TO BE DONE: Each line of the material must be repeated precisely, with the pictures left out.

DATA BLOCK:
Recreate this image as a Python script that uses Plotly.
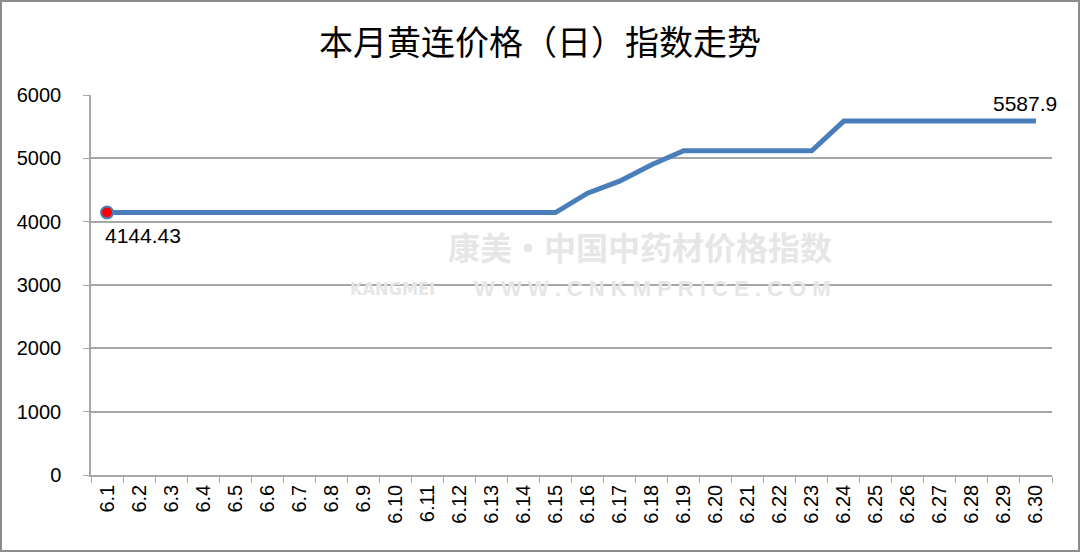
import plotly.graph_objects as go

dates = ["6.%d" % d for d in range(1, 31)]
values = [4144.43] * 15 + [4450, 4640, 4900, 5120, 5120, 5120, 5120, 5120] + [5587.9] * 7
y_ticks = [0, 1000, 2000, 3000, 4000, 5000, 6000]
title_text = "本月黄连价格（日）指数走势"
first_label = "4144.43"
last_label = "5587.9"

W, H = 1080, 552
L, R, T, B = 91, 28, 95, 77
pw, ph = W - L - R, H - T - B

fig = go.Figure()
fig.add_trace(go.Scatter(
    x=dates, y=values, mode="lines",
    line=dict(color="#4a7ebb", width=5), hoverinfo="skip", showlegend=False))
fig.add_trace(go.Scatter(
    x=[dates[0]], y=[values[0]], mode="markers",
    marker=dict(color="#ff0000", size=12, line=dict(color="#4a7ebb", width=2)),
    hoverinfo="skip", showlegend=False))

grey = "#a6a6a6"
fig.update_layout(
    width=W, height=H,
    margin=dict(l=L, r=R, t=T, b=B, autoexpand=False),
    paper_bgcolor="white", plot_bgcolor="white",
    title=dict(text=title_text, x=0.5, xanchor="center", y=1 - 43 / H, yanchor="middle",
               font=dict(family="Noto Sans CJK SC", size=34, color="#000000")),
    xaxis=dict(
        type="category", tickangle=-90, tickson="boundaries", automargin=False,
        ticks="outside", ticklen=6, tickcolor=grey,
        showline=True, linecolor=grey, linewidth=1.5, showgrid=False,
        tickfont=dict(family="Liberation Sans", size=20, color="#000000"),
        range=[-0.5, len(dates) - 0.5]),
    yaxis=dict(
        range=[0, 6000], tickvals=y_ticks, ticks="outside", ticklen=6, tickcolor=grey,
        automargin=False,
        showline=True, linecolor=grey, linewidth=1.5,
        showgrid=True, gridcolor=grey, gridwidth=1.5, zeroline=False,
        ticklabelstandoff=18,
        tickfont=dict(family="Liberation Sans", size=20, color="#000000")),
    font=dict(family="Liberation Sans"),
)

# watermark
wm = "#e6e6e6"
fig.add_annotation(x=(640 - L) / pw, y=(475 - 246) / ph, xref="paper", yref="paper",
                   text="<b>康美·中国中药材价格指数</b>", showarrow=False,
                   font=dict(family="Noto Sans CJK SC", size=32, color=wm))
fig.add_annotation(x=(437 - L) / pw, y=(475 - 288) / ph, xref="paper", yref="paper",
                   xanchor="right",
                   text="<b>KANGMEI</b>", showarrow=False,
                   font=dict(family="DejaVu Sans Condensed, Liberation Sans", size=18, color=wm))
fig.add_annotation(x=(832 - L) / pw, y=(475 - 288) / ph, xref="paper", yref="paper",
                   xanchor="right",
                   text="<b>W W W . C N K M P R I C E . C O M</b>", showarrow=False,
                   font=dict(family="Liberation Sans", size=22, color=wm))

# data labels (positions by category index)
i0, i1 = 0, len(dates) - 1
fig.add_annotation(x=i0, y=values[i0], text=first_label, showarrow=False,
                   xanchor="left", yanchor="middle", xshift=-4, yshift=-23,
                   font=dict(family="Liberation Sans", size=21, color="#000000"))
fig.add_annotation(x=i1, y=values[i1], text=last_label, showarrow=False,
                   xanchor="center", yanchor="middle", xshift=-11, yshift=18,
                   font=dict(family="Liberation Sans", size=21, color="#000000"))

# outer frame
fig.add_shape(type="rect", xref="paper", yref="paper",
              x0=(1 - L) / pw, x1=(W - 1 - L) / pw,
              y0=(T + ph - (H - 1)) / ph, y1=(T + ph - 1) / ph,
              line=dict(color="#8c8c8c", width=2), fillcolor="rgba(0,0,0,0)", layer="below")

fig.write_html("out.html", config={"displayModeBar": False},
               post_script="document.body.style.margin='0';document.body.style.overflow='hidden';")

EXERCISE ANSWER:
Recreate this image as a Python script that uses Plotly.
import plotly.graph_objects as go

dates = ["6.%d" % d for d in range(1, 31)]
values = [4144.43] * 15 + [4450, 4640, 4900, 5120, 5120, 5120, 5120, 5120] + [5587.9] * 7
y_ticks = [0, 1000, 2000, 3000, 4000, 5000, 6000]
title_text = "本月黄连价格（日）指数走势"
first_label = "4144.43"
last_label = "5587.9"

W, H = 1080, 552
L, R, T, B = 91, 28, 95, 77
pw, ph = W - L - R, H - T - B

fig = go.Figure()
fig.add_trace(go.Scatter(
    x=dates, y=values, mode="lines",
    line=dict(color="#4a7ebb", width=5), hoverinfo="skip", showlegend=False))
fig.add_trace(go.Scatter(
    x=[dates[0]], y=[values[0]], mode="markers",
    marker=dict(color="#ff0000", size=12, line=dict(color="#4a7ebb", width=2)),
    hoverinfo="skip", showlegend=False))

grey = "#a6a6a6"
fig.update_layout(
    width=W, height=H,
    margin=dict(l=L, r=R, t=T, b=B, autoexpand=False),
    paper_bgcolor="white", plot_bgcolor="white",
    title=dict(text=title_text, x=0.5, xanchor="center", y=1 - 43 / H, yanchor="middle",
               font=dict(family="Noto Sans CJK SC", size=34, color="#000000")),
    xaxis=dict(
        type="category", tickangle=-90, tickson="boundaries", automargin=False,
        ticks="outside", ticklen=6, tickcolor=grey,
        showline=True, linecolor=grey, linewidth=1.5, showgrid=False,
        tickfont=dict(family="Liberation Sans", size=20, color="#000000"),
        range=[-0.5, len(dates) - 0.5]),
    yaxis=dict(
        range=[0, 6000], tickvals=y_ticks, ticks="outside", ticklen=6, tickcolor=grey,
        automargin=False,
        showline=True, linecolor=grey, linewidth=1.5,
        showgrid=True, gridcolor=grey, gridwidth=1.5, zeroline=False,
        ticklabelstandoff=18,
        tickfont=dict(family="Liberation Sans", size=20, color="#000000")),
    font=dict(family="Liberation Sans"),
)

# watermark
wm = "#e6e6e6"
fig.add_annotation(x=(640 - L) / pw, y=(475 - 246) / ph, xref="paper", yref="paper",
                   text="<b>康美·中国中药材价格指数</b>", showarrow=False,
                   font=dict(family="Noto Sans CJK SC", size=32, color=wm))
fig.add_annotation(x=(437 - L) / pw, y=(475 - 288) / ph, xref="paper", yref="paper",
                   xanchor="right",
                   text="<b>KANGMEI</b>", showarrow=False,
                   font=dict(family="DejaVu Sans Condensed, Liberation Sans", size=18, color=wm))
fig.add_annotation(x=(832 - L) / pw, y=(475 - 288) / ph, xref="paper", yref="paper",
                   xanchor="right",
                   text="<b>W W W . C N K M P R I C E . C O M</b>", showarrow=False,
                   font=dict(family="Liberation Sans", size=22, color=wm))

# data labels (positions by category index)
i0, i1 = 0, len(dates) - 1
fig.add_annotation(x=i0, y=values[i0], text=first_label, showarrow=False,
                   xanchor="left", yanchor="middle", xshift=-4, yshift=-23,
                   font=dict(family="Liberation Sans", size=21, color="#000000"))
fig.add_annotation(x=i1, y=values[i1], text=last_label, showarrow=False,
                   xanchor="center", yanchor="middle", xshift=-11, yshift=18,
                   font=dict(family="Liberation Sans", size=21, color="#000000"))

# outer frame
fig.add_shape(type="rect", xref="paper", yref="paper",
              x0=(1 - L) / pw, x1=(W - 1 - L) / pw,
              y0=(T + ph - (H - 1)) / ph, y1=(T + ph - 1) / ph,
              line=dict(color="#8c8c8c", width=2), fillcolor="rgba(0,0,0,0)", layer="below")

fig.write_html("out.html", config={"displayModeBar": False},
               post_script="document.body.style.margin='0';document.body.style.overflow='hidden';")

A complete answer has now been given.